I vividly remember a star point guard for the Russian Olympic teams of my youth named Sergei Bazarevich. I remember him in large part because he looked like a cross between the Finnish actor Matti Pellonpaa and a roadie for Gogol Bordello. That is, he had Soviet Bloc mustache action for days and a Working Man’s Hairdo that contrasted pretty vividly with the gumby-shaped, Bobby Brown-inspired looks on that era’s U.S. National Team. One of my favorite things that I grabbed from Topps as I was leaving a few years back was a 1995 Topps Basketball card for S-Baz; I’m pretty sure it’s his only card, since he never played a minute in the NBA, but it’s an amazing picture. He’s wearing a Hawks warm-up on the front, and basically looks like Jeff Foxworthy attending a Hawks fantasy camp. That is what I always thought Russian basketball looked like. (Paradoxically, I always thought it sounded like Built to Spill’s “Sabonis Tracks” EP)
But it’s a new era, with the proletarian Bazareviches of yore replaced by albino-looking dudes who run around with the word “Fucka” on the back of their jerseys — to be fair, that’s more a result of Russian guard Gregor Fucka‘s pigmentation and last name than anything else. And now, Russian hoop is evolving again. The nightmarish authoritarian plutocracy that is Putin’s Russia may have found something even scarier than obviously murdering dissidents and brilliant, critical journalists…this isn’t it, but they might have. I’m referring to recent news that WNBA guard Becky Hammon (above) has become a Russian citizen — she actually did so after signing a massive deal with Russia’s CSKA women’s team, whose American-buying antics have been detailed previously — and will be taking over as the starting point guard for the Russian Olympic Women’s Basketball team.
The Russians will now have two Americans running their squads in the Olympics. The story of Bucknell alum J.R. Holden, who’ll be joining NBA players Andrei Kirilenko and Victor Khryapa on the Russian Men’s Team, was briefly news last year; Hammon, like Holden, doesn’t speak or read any Russian. But she does know how to paraphrase mawkish old Sting songs, as Barbara Barker’s report from Newsday demonstrated last week:
For years, Americans have played for other teams. Usually, the vehicle for participation is some sort of family tie. More than half of the Greek Olympic softball players in 2004 were Americans, who met the requirement of having at least one great-grandparent from Greece, which had never previously fielded a softball team in international competition.

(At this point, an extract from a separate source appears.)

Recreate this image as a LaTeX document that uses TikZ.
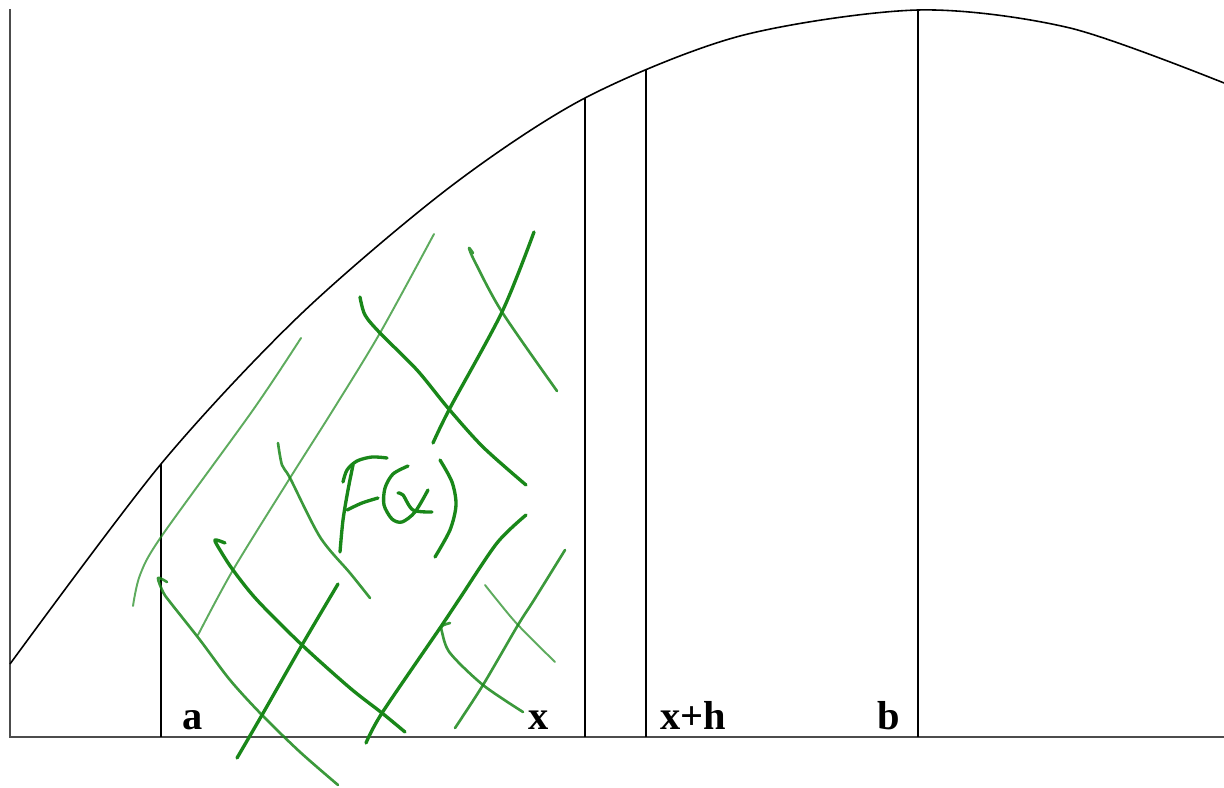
\documentclass[tikz,border=0pt]{standalone}
\usepackage{fontspec}
\setmainfont{Liberation Serif}
\definecolor{inkgreen}{RGB}{25,135,25}
\usepackage{tikz}

\begin{document}
\begin{tikzpicture}[x=0.01cm,y=-0.01cm,
  axis/.style={draw=black!70,line width=0.45pt},
  graph/.style={draw=black,line width=0.45pt},
  ink/.style={draw=inkgreen,line width=0.95pt,line cap=round,line join=round},
  inkmid/.style={ink,line width=0.75pt,draw opacity=0.85},
  inklight/.style={ink,line width=0.55pt,draw opacity=0.7},
  lbl/.style={anchor=base,inner sep=0pt,font=\fontsize{11.5}{13}\selectfont\bfseries}]
  \useasboundingbox (0,0) rectangle (1224,788);
  % axes
  \coordinate (top) at (10,9);
  \coordinate (orig) at (10,737);
  \coordinate (right) at (1224,737);
  \draw[axis] (top) -- (orig) -- (right);
  % the graph
  \draw[graph] plot[smooth] coordinates {(10,664) (161,464) (300,315) (450,187)
    (585,98) (740,36) (918,10) (1070,28) (1224,83)};
  % ordinates at a, x, x+h, b
  \coordinate (ca)  at (161,464);  \coordinate (ba)  at (161,737);
  \coordinate (cx)  at (585,98);   \coordinate (bx)  at (585,737);
  \coordinate (cxh) at (646,70);   \coordinate (bxh) at (646,737);
  \coordinate (cb)  at (918,10);   \coordinate (bb)  at (918,737);
  \foreach \p in {a,x,xh,b}
    \draw[graph] (b\p) -- (c\p);
  \node[lbl] (la)  at (193,729) {a};
  \node[lbl] (lx)  at (539,729) {x};
  \node[lbl] (lxh) at (693,729) {x+h};
  \node[lbl] (lb)  at (889,729) {b};
  % hatching of the area
  \draw[inklight] plot[smooth] coordinates {(301,338) (253,410) (161,537) (140,575) (133,606)};
  \draw[inklight] plot[smooth] coordinates {(434,234) (380,333) (333,410) (290,478) (233,570) (198,635)};
  \draw[ink] plot[smooth] coordinates {(338,584) (302,645) (262,715) (237,758)};
  \draw[inkmid] plot[smooth] coordinates {(167,582) (158,578) (163,592) (170,602) (200,640) (230,680) (262,715) (300,752) (338,785)};
  \draw[ink] plot[smooth] coordinates {(225,543) (215,540) (220,550) (233,570) (257,600) (302,645) (350,688) (382,713) (405,732)};
  \draw[inkmid] plot[smooth] coordinates {(278,443) (282,465) (290,478) (320,537) (350,573) (370,598)};
  \draw[ink] plot[smooth] coordinates {(360,297) (365,315) (380,333) (417,370) (448,408) (483,447) (526,485)};
  \draw[ink] plot[smooth] coordinates {(534,232) (502,312) (450,408) (433,443)};
  \draw[inkmid] plot[smooth] coordinates {(473,253) (469,248) (475,262) (502,312) (557,391)};
  \draw[ink] plot[smooth] coordinates {(526,515) (497,543) (460,598) (440,628) (382,713) (366,743)};
  \draw[inkmid] plot[smooth] coordinates {(565,550) (534,600) (518,625) (483,685) (455,728)};
  \draw[inkmid] plot[smooth] coordinates {(450,623) (442,626) (442,632) (450,653) (483,685) (523,712)};
  \draw[inklight] plot[smooth] coordinates {(485,585) (497,600) (518,625) (555,662)};
  % F(x) written by hand
  \draw[ink] plot[smooth] coordinates {(353,465) (348,490) (343,520) (340,552)};
  \draw[ink] plot[smooth] coordinates {(343,482) (347,470) (357,461) (372,457) (387,458)};
  \draw[ink] plot[smooth] coordinates {(347,510) (362,503) (378,498)};
  \draw[ink] plot[smooth] coordinates {(408,466) (393,474) (385,488) (384,505) (392,519) (402,522) (415,512) (428,490)};
  \draw[ink] plot[smooth] coordinates {(398,493) (403,495) (413,510) (432,512)};
  \draw[ink] plot[smooth] coordinates {(440,460) (452,482) (456,505) (450,530) (435,557)};
\end{tikzpicture}
\end{document}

Hammon has no Russian ancestry and had never been to the country before signing a contract to play professionally there. Yet under Russian rules, a player who has not played for another country internationally can become a naturalized citizen and then play for the Olympic team.
And that’s what Hammon, who finished second in the 2007 MVP voting, decided to do after she was not one of the first 23 players invited to contend for a spot on the U.S. Olympic team. She decided she was going to go where she was wanted.
“I didn’t say no to USA Basketball,” Hammon recently told the Houston Chronicle. “The option for me to play for USA Basketball really wasn’t an option … I don’t think people would be as upset if I was playing for Switzerland. God loves Russia just as much as God loves America.”
U.S. Olympic Coach Anne Donovan has apparently tabbed Hammon a traitor, but considering my lack of interest in women’s basketball as a general rule I don’t know how much longer this post needs to be. I will mention this, though: I was really disappointed by the lack of ridiculousness in this AOL Fanhouse comments section. When I look for illiberal, functionally illiterate sentiments on world issues, I head to Fanhouse first. Not to say the Fanhouse discussion smart, but no one can even bring themselves to type the word “commie?” Really?
We aim to please.
Well, now, let’s look at this from a different angle.
Hammon was #2 in WNBA MVP voting last year, behind an Australian; this would seem to make her the Most Valuable American, if you want to be picky about it. The question might well be, “Why wasn’t she one of the first 23 to be extended an invitation by USA Basketball?” Anne Donovan will call her a traitor, but it seems that Donovan won’t answer that question.
There are many players who hold multiple passports to help their year-round basketball exploits. Diana Taurasi holds an Italian passport and Sue Bird an Israeli, both alongside their US passports. The State Department specifically states that persons who are “automatically granted another citizenship do not risk losing their US citizenship.”
We’ve seen this sort of thing countless times over the years. Remember Butch Lee playing for Puerto Rico? Remember how everything worked just right to get Freddy Adu on the US national soccer team? I mean, we even have special visa for people of extraordinary skills, including athletes; those visas put the holder on a years-shorter fast track to green cards and citizenship. We even had special legislation shot through Congress (and signed by President Bush) to make a few special citizens just in time for the last Winter Olympics.
Check out http://www.nytimes.com/2008/06/15/sports/olympics/15citizen.html for more details.
I don’t see a thing wrong with what Hammon did, especially since USA Basketball effectively blew her off.